As for “The Little Mermaid,” Schumacher says, “I can't tell you what you'll think, but we've achieved what we wanted to. We completely changed the ending because it's 18 years after the movie and you can't have a prince go rescue Ariel. It's not right today, and that's addressed in the show. Ursula has another song and reprises it. Ariel gets her big song and new material.

“Titus Burgess and Norm Lewis are wonderful. Sierra Boggess [as Ariel] is the real deal and it's not easy for her. Everyone thinks she's such a natural, she was born to play it. No – she's an actress and she's doing a beautiful job. And Sherie Rene Scott [as Ursula], who, it's no secret, is a close friend of mine – I'm just so happy with what she's doing in the show and love what it looks like. I love everything about it and the response has been overwhelming.

“Now, I have no idea what will happen when Friday [review day] comes.

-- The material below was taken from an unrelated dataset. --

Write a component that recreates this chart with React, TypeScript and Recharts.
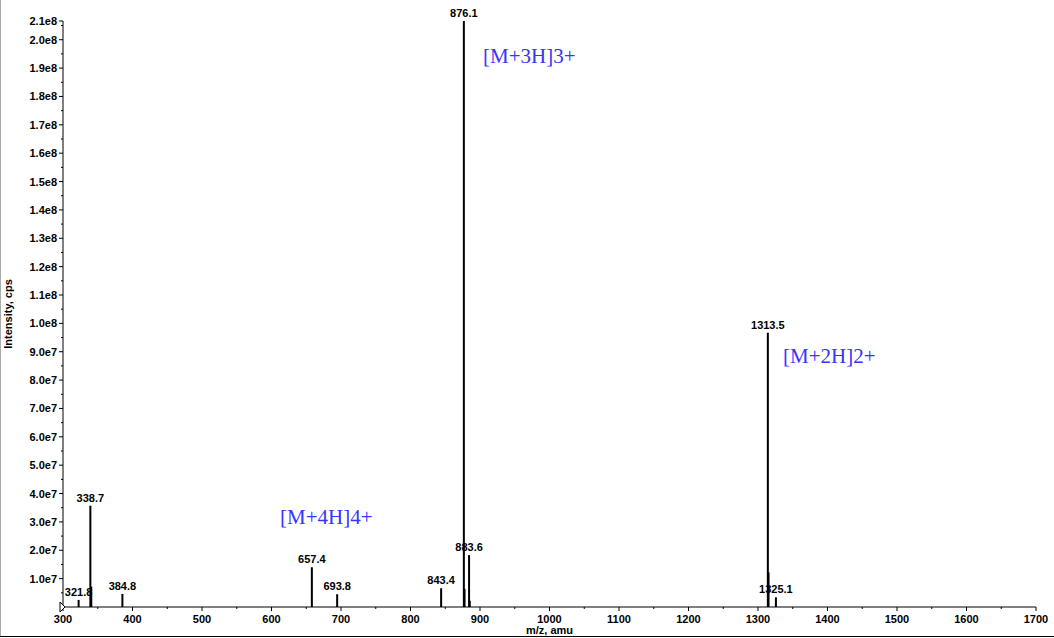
import { BarChart, Bar, XAxis, YAxis, LabelList } from 'recharts';

// peak list (m/z, intensity in cps, printed label)
const peakMz = [321.8, 338.7, 340.0, 384.8, 657.4, 693.8, 843.4, 876.1, 877.1, 883.6, 884.6, 1313.5, 1314.5, 1325.1];
const peakIntensity = [2.5e6, 3.57e7, 7.2e6, 4.6e6, 1.4e7, 4.5e6, 6.6e6, 2.066e8, 6.4e6, 1.83e7, 2.2e6, 9.67e7, 1.22e7, 3.4e6];
const peakLabel = ['321.8', '338.7', '', '384.8', '657.4', '693.8', '843.4', '876.1', '', '883.6', '', '1313.5', '', '1325.1'];

const yMax = 2.066e8;
const yTicks = [
  5e6, 1e7, 1.5e7, 2e7, 2.5e7, 3e7, 3.5e7, 4e7, 4.5e7, 5e7, 5.5e7, 6e7, 6.5e7, 7e7, 7.5e7, 8e7, 8.5e7, 9e7, 9.5e7, 1e8,
  1.05e8, 1.1e8, 1.15e8, 1.2e8, 1.25e8, 1.3e8, 1.35e8, 1.4e8, 1.45e8, 1.5e8, 1.55e8, 1.6e8, 1.65e8, 1.7e8, 1.75e8, 1.8e8,
  1.85e8, 1.9e8, 1.95e8, 2e8, 2.05e8, yMax,
];
const xTicks = [300, 350, 400, 450, 500, 550, 600, 650, 700, 750, 800, 850, 900, 950, 1000, 1050, 1100, 1150, 1200, 1250,
  1300, 1350, 1400, 1450, 1500, 1550, 1600, 1650, 1700];

const annotations = [
  { text: '[M+3H]3+', left: 483, top: 44 },
  { text: '[M+2H]2+', left: 783, top: 344 },
  { text: '[M+4H]4+', left: 280, top: 505 },
];

const data = peakMz.map((mz, i) => ({ mz, intensity: peakIntensity[i], label: peakLabel[i] }));

const tickFont = { fontFamily: 'Liberation Sans, Arial, sans-serif', fontSize: 11, fontWeight: 700 };

function fmtY(v: number) {
  if (v === yMax) return '2.1e8';
  const exp = Math.floor(Math.log10(v) + 1e-9);
  return (v / Math.pow(10, exp)).toFixed(1) + 'e' + exp;
}

function YTick(props: any) {
  const { x, y, payload } = props;
  const v = payload.value;
  const major = v === yMax || Math.round(v / 1e7) * 1e7 === v;
  return (
    <g>
      <line x1={x} x2={x - (major ? 4 : 2)} y1={y} y2={y} stroke="#000" />
      {major && (
        <text x={x - 6} y={y} dy={4} textAnchor="end" fill="#000" style={tickFont}>
          {fmtY(v)}
        </text>
      )}
    </g>
  );
}

function XTick(props: any) {
  const { x, y, payload } = props;
  const v = payload.value;
  const major = v % 100 === 0;
  return (
    <g>
      <line x1={x} x2={x} y1={y} y2={y + (major ? 4 : 2)} stroke="#000" />
      {major && (
        <text x={x} y={y + 16} textAnchor="middle" fill="#000" style={tickFont}>
          {v}
        </text>
      )}
      {v === 300 && <polygon points={`${x - 3},${y - 5} ${x + 2},${y} ${x - 3},${y + 5}`} fill="#fff" stroke="#000" />}
    </g>
  );
}

// stick drawn centred on the peak position, 2px wide
function Stick(props: any) {
  const { x, y, width, height } = props;
  if (!height) return null;
  return <rect x={x + width / 2 - 0.5} y={y} width={2} height={height} fill="#000" />;
}

function PeakLabel(props: any) {
  const { x, y, width, value } = props;
  if (!value) return null;
  return (
    <text x={x + width / 2 + 0.5} y={y - 4} textAnchor="middle" fill="#000" style={tickFont}>
      {value}
    </text>
  );
}

export default function App() {
  return (
    <div style={{ position: 'absolute', left: 0, top: 0, width: 1054, height: 638, background: '#fff' }}>
      <BarChart width={1054} height={638} data={data} margin={{ top: 21, right: 18, bottom: 0, left: 0 }}>
        <XAxis
          dataKey="mz"
          type="number"
          domain={[300, 1700]}
          ticks={xTicks}
          interval={0}
          tick={<XTick />}
          tickLine={false}
          tickSize={0}
          tickMargin={0}
          height={31}
          stroke="#000"
          label={{ value: 'm/z, amu', position: 'insideBottom', offset: 4, style: { ...tickFont, fill: '#000' } }}
        />
        <YAxis
          type="number"
          domain={[0, yMax]}
          allowDataOverflow
          ticks={yTicks}
          interval={0}
          tick={<YTick />}
          tickLine={false}
          tickSize={0}
          tickMargin={0}
          width={63}
          stroke="#000"
          label={{
            value: 'Intensity, cps',
            angle: -90,
            position: 'insideLeft',
            offset: 8,
            style: { ...tickFont, fill: '#000', textAnchor: 'middle' },
          }}
        />
        <Bar dataKey="intensity" fill="#000" barSize={2} shape={<Stick />} isAnimationActive={false}>
          <LabelList dataKey="label" content={<PeakLabel />} />
        </Bar>
      </BarChart>
      {annotations.map((a) => (
        <div
          key={a.text}
          style={{
            position: 'absolute',
            left: a.left,
            top: a.top,
            fontFamily: 'Liberation Serif, serif',
            fontSize: 21,
            color: '#3535ff',
            lineHeight: '24px',
            whiteSpace: 'nowrap',
          }}
        >
          {a.text}
        </div>
      ))}
      <div style={{ position: 'absolute', left: 0, top: 0, width: 1, height: 636, background: '#aaa' }} />
      <div style={{ position: 'absolute', left: 0, top: 636, width: 1054, height: 1, background: '#000' }} />
    </div>
  );
}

People who are cynical and don't like enchantment or happy endings may not like it, but I'd be happy to pull out the reviews of 'Beauty and the Beast' for you, and you definitely would have been happier to be an investor in that than 'Passion' that same year. I, myself, have many favorite things in the whole world that are not popular. I get it, but I also love pop culture and I love this stuff. You'll always be surrounded by naysayers and negativity; cynicism is a very comfortable place for a lot of people to stay in. I'm just lucky that when they call out, 'Bitter party of one!' I'm not the first guy in line.”

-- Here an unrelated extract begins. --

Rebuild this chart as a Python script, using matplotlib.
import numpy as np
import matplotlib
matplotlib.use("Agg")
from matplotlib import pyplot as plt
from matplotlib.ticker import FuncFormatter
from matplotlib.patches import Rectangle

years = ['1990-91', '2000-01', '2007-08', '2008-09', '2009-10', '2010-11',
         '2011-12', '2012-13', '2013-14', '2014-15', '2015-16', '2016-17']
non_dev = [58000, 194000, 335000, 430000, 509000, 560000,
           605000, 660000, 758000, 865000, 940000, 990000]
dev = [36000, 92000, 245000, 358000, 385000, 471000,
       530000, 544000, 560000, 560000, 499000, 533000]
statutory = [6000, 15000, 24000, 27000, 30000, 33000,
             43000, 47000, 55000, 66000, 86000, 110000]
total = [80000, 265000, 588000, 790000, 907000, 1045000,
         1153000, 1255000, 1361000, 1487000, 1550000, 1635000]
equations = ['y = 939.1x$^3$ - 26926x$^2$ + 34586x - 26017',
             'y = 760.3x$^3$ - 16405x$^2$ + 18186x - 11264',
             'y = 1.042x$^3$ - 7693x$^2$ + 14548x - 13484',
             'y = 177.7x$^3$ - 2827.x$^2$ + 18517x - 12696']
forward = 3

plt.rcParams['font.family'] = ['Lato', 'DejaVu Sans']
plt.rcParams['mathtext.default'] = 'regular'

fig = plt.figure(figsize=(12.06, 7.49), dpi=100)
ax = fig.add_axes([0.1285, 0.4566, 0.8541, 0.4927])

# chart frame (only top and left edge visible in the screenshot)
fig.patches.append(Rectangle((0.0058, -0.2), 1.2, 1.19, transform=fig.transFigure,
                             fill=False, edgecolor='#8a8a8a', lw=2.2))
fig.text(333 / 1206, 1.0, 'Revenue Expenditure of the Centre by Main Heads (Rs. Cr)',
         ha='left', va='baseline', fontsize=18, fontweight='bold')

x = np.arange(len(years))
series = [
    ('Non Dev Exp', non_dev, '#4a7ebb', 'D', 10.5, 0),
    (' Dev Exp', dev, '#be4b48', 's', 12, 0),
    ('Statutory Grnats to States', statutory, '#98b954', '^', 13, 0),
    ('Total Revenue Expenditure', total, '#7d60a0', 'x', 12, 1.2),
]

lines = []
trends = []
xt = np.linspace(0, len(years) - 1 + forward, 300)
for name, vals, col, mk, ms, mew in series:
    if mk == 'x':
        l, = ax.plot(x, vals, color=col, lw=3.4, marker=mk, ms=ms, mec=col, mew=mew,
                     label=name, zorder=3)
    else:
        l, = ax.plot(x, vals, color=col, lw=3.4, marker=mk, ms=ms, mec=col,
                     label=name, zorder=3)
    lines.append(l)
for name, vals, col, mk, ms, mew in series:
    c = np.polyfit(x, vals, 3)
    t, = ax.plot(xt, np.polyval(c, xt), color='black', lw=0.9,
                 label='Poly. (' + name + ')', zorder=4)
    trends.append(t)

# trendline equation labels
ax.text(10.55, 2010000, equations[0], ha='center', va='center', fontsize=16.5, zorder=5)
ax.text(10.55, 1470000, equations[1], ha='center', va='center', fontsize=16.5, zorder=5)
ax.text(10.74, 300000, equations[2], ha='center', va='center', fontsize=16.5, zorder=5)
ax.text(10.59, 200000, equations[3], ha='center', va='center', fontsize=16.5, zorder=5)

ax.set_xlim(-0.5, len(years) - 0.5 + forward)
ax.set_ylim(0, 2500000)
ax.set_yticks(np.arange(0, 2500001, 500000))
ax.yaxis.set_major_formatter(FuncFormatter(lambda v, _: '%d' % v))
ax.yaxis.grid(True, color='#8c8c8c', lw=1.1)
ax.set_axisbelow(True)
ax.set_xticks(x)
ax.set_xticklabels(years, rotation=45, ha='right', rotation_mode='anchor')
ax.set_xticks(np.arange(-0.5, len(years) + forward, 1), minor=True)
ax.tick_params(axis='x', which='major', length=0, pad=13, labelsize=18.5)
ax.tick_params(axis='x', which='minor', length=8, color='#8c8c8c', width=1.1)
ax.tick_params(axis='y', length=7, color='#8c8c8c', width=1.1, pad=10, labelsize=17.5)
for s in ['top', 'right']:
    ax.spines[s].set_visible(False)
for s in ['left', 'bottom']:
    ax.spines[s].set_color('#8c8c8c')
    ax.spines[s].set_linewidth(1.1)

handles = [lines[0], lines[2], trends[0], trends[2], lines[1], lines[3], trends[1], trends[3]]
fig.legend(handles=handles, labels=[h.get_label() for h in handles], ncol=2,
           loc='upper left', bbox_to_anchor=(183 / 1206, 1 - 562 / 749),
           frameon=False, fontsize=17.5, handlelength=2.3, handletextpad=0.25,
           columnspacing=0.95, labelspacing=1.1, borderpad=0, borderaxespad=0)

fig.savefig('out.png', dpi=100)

Schumacher's entire career is powerful proof that being gay is no handicap in the corporate world, at least in the Magic Kingdom.

“Someone mentioned surprise online somewhere that I was gay. I'm, like, post-gay. When I came to Disney 20 years ago, already as a 30-year-old out gay man with some reputation, I thought I would have trouble fitting into this stuffy, uninviting place. I was completely uneducated, with a lot of preconceptions, but I was gigantically welcomed into the company by Michael Eisner and Jeffrey Katzenberg. I remain friends to this day with Roy Disney – he and his then-wife Patty embraced me and my partner, Matthew White. He's a big, fancy interior designer who's been in Architectural Digest eight or nine times. With his business partner, Frank Webb, he does houses on the East and West Coasts and they also did some of the public rooms at the Carlyle Hotel last year, as well as the patron reception lounge downstairs in the basement at Studio 54. We're about to celebrate our 26th anniversary.

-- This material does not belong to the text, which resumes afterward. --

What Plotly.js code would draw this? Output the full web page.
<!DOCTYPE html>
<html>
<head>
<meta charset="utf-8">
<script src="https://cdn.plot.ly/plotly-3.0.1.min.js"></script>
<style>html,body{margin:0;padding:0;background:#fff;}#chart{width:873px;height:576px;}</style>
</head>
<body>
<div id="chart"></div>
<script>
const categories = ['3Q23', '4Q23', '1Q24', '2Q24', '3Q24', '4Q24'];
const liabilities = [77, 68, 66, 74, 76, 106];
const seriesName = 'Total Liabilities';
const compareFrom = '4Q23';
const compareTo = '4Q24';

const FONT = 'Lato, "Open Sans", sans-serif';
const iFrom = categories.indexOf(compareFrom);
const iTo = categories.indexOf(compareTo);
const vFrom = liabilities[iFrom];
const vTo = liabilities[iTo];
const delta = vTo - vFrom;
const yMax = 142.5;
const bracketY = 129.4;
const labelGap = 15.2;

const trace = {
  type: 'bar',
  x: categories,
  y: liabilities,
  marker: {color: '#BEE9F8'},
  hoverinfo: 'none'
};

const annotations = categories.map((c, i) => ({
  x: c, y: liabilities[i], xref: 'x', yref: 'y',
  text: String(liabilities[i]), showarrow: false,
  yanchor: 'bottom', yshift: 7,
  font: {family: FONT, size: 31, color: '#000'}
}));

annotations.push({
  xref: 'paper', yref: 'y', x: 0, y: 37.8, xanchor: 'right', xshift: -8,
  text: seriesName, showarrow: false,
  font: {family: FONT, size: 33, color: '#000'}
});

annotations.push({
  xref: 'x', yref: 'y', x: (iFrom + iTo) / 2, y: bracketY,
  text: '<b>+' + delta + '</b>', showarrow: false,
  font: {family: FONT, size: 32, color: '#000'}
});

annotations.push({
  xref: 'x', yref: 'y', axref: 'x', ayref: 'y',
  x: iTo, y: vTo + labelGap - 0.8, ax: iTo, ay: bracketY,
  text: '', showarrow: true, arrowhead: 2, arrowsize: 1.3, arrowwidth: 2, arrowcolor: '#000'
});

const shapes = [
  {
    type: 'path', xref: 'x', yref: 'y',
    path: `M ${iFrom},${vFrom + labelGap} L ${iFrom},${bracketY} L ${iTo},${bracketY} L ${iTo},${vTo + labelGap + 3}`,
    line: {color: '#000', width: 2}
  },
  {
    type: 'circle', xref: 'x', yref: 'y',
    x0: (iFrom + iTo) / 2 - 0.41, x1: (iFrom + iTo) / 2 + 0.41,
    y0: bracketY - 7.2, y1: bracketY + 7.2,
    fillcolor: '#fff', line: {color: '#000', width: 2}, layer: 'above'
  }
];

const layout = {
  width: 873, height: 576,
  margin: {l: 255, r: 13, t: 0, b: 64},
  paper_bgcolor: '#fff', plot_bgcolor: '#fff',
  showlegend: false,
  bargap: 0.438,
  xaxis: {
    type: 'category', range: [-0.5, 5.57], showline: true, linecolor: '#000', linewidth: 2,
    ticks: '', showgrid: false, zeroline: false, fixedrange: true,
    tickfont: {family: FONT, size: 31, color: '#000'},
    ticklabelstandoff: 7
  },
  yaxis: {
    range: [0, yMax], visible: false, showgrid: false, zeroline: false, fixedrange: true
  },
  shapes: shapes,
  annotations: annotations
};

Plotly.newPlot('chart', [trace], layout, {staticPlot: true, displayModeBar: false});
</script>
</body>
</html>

“I did indeed have some rough times in the business that are pretty well documented. I went through a period of intense hate mail and some pretty heightened security, but that was sort of expected, I suppose. But I got nothing but respect from my colleagues with the expectation that I would do my job and deliver. There was absolutely no bad moment, but then I never allowed that moment to happen. When I went to my first corporate retreat 19 years ago, it said 'Spouses are invited' and I said, 'Matthew, you need to come.' People were shocked, and in that I would argue lies power, because there's power in the truth and being honest.

“I have never for a minute felt that being a gay person was a limitation – as an adult. As a kid I was, of course, traumatized. Owning this truth actually suggests a message of security to other people like, 'He's so comfortable with it, I guess I'm comfortable, too.' And if they weren't comfortable, then either they had to get out of the room, or get comfortable with it.

“I've been interviewed so often about this and there's never been a question between me and the leadership of this company. I never asked for permission to be who I am, because I don't think you're supposed to do that. This company has embraced me always, and here I am, 20 years later, the gay guy at Disney.”